**Stated goal:** Each line that holds the word "with" is to be identified and copied.

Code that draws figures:
########################################

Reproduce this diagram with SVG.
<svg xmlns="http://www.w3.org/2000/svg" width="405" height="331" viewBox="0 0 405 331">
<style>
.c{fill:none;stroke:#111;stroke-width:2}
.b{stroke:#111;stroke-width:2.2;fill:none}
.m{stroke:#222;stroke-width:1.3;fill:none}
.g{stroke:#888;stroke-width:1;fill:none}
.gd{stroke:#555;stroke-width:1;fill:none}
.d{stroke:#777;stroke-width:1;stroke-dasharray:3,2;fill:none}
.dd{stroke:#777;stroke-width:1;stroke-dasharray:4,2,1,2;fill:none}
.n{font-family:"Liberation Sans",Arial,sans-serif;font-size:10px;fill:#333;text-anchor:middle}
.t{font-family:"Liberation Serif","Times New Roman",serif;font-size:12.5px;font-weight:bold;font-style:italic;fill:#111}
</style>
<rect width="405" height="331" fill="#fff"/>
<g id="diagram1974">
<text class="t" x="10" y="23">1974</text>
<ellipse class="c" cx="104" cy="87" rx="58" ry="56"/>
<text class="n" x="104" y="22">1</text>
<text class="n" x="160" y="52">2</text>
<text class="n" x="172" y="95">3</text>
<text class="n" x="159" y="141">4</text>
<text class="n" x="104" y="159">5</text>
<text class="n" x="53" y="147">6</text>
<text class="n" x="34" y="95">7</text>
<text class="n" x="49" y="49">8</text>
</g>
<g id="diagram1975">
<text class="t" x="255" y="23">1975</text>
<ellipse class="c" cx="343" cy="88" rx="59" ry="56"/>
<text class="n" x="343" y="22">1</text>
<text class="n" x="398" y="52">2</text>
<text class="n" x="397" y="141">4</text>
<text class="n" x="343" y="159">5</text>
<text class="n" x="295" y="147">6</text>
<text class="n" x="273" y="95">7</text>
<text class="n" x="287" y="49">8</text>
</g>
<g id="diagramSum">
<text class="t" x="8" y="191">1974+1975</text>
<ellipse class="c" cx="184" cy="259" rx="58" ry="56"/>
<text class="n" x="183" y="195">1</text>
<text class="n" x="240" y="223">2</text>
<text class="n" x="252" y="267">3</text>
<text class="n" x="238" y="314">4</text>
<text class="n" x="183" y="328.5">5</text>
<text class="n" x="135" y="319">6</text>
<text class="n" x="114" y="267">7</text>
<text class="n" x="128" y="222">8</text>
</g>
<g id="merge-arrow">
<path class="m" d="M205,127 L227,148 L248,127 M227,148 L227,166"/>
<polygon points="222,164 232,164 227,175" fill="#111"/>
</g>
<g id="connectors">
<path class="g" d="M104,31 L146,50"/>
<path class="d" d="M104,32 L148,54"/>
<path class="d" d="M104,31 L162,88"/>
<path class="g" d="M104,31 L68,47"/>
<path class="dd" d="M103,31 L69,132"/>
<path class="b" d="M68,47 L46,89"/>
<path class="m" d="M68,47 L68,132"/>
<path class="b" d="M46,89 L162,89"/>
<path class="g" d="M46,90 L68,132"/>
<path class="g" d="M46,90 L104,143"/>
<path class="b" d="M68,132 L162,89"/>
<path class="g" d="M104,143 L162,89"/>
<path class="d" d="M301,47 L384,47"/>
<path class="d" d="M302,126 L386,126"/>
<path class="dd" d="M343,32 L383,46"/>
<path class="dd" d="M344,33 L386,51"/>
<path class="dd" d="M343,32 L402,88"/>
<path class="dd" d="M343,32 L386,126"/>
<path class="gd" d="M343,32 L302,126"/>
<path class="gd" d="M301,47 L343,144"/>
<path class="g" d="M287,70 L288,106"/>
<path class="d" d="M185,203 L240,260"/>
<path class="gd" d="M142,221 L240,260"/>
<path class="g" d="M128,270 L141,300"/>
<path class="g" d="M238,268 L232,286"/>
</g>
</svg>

########################################

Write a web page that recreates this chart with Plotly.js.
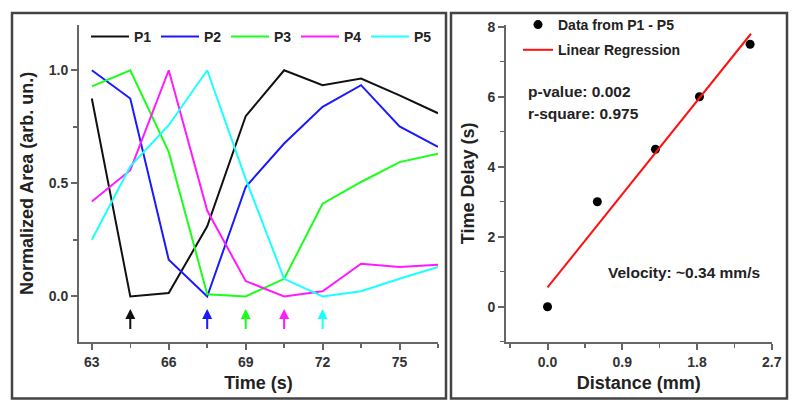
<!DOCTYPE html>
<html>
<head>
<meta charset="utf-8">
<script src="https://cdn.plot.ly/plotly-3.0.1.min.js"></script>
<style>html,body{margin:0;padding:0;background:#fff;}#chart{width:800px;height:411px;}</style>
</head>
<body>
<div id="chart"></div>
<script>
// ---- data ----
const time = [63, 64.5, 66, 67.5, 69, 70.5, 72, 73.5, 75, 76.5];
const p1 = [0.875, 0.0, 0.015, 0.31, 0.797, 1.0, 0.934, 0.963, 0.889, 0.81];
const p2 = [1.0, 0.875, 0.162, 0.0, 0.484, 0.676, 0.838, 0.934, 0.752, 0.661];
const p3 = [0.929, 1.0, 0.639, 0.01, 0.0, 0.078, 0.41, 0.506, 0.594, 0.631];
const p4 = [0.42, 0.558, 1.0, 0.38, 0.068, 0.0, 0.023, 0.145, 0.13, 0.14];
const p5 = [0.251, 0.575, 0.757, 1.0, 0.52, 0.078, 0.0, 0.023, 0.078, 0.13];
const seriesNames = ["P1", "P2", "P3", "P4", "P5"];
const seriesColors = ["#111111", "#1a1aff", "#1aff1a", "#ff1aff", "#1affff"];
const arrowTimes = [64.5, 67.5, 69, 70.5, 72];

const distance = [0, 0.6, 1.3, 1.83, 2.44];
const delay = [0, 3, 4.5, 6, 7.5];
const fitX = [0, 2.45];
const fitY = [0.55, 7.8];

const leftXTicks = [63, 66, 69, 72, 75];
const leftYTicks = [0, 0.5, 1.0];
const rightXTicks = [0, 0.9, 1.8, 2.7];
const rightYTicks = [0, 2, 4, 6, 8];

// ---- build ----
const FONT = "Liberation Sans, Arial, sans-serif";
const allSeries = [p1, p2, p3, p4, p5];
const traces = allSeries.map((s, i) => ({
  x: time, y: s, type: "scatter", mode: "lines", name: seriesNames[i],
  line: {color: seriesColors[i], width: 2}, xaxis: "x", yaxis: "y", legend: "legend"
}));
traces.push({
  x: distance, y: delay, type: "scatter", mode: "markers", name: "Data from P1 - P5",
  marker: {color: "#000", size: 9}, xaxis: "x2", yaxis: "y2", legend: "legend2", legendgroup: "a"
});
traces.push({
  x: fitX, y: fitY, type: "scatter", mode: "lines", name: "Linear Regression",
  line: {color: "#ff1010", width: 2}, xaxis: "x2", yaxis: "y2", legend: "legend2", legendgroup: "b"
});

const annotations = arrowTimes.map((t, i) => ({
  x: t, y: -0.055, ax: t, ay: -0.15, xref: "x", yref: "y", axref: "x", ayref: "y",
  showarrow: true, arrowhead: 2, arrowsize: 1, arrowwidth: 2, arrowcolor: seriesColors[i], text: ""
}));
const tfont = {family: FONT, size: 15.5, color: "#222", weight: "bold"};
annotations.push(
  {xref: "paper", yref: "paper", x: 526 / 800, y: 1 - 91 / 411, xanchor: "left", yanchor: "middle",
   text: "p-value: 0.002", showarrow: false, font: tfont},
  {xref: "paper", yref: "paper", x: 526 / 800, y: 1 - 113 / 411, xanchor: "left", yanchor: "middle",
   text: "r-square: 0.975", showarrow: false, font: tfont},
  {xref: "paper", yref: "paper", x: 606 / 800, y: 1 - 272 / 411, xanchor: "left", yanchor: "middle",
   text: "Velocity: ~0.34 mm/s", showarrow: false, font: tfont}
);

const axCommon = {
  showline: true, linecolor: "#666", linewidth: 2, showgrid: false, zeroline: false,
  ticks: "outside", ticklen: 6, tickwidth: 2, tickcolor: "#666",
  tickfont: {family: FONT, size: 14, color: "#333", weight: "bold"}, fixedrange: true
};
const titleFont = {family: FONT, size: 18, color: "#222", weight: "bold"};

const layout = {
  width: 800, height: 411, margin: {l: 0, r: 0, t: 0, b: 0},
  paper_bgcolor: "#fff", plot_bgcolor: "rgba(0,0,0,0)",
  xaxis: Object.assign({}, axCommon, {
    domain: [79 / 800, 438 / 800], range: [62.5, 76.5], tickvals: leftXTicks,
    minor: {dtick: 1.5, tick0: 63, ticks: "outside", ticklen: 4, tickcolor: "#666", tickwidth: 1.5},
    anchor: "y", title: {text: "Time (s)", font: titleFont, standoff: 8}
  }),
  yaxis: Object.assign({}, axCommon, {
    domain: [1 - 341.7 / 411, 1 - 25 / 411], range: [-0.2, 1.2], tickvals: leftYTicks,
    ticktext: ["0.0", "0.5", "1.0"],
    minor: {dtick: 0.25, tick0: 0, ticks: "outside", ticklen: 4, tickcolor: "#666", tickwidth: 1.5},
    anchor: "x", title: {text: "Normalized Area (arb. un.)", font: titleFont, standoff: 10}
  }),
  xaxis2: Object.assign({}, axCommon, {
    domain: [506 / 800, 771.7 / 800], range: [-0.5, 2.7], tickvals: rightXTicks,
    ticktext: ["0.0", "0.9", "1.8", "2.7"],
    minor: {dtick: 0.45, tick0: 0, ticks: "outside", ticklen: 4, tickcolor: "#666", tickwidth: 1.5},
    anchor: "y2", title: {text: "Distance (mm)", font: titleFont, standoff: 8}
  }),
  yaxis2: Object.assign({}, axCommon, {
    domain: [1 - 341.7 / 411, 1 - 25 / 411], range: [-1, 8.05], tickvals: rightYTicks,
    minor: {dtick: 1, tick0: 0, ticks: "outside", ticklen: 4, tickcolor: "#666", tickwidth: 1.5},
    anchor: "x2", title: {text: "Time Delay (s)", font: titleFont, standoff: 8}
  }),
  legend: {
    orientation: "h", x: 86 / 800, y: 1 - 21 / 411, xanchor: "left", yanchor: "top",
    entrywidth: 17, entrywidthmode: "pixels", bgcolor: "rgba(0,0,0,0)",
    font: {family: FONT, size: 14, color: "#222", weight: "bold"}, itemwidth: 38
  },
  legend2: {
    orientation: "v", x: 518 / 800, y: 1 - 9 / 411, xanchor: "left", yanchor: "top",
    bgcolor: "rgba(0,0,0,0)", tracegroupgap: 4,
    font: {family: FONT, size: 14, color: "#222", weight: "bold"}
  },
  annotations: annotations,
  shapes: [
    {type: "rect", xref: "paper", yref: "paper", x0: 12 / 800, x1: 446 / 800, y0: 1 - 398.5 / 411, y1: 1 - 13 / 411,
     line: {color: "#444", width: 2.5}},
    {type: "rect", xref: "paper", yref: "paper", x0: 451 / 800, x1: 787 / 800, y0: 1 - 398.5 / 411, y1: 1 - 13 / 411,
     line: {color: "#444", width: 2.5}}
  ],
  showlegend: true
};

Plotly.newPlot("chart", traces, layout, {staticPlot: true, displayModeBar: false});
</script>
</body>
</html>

########################################

**Output for this exercise:**
Reproduce this diagram with SVG.
Write a web page that recreates this chart with Plotly.js.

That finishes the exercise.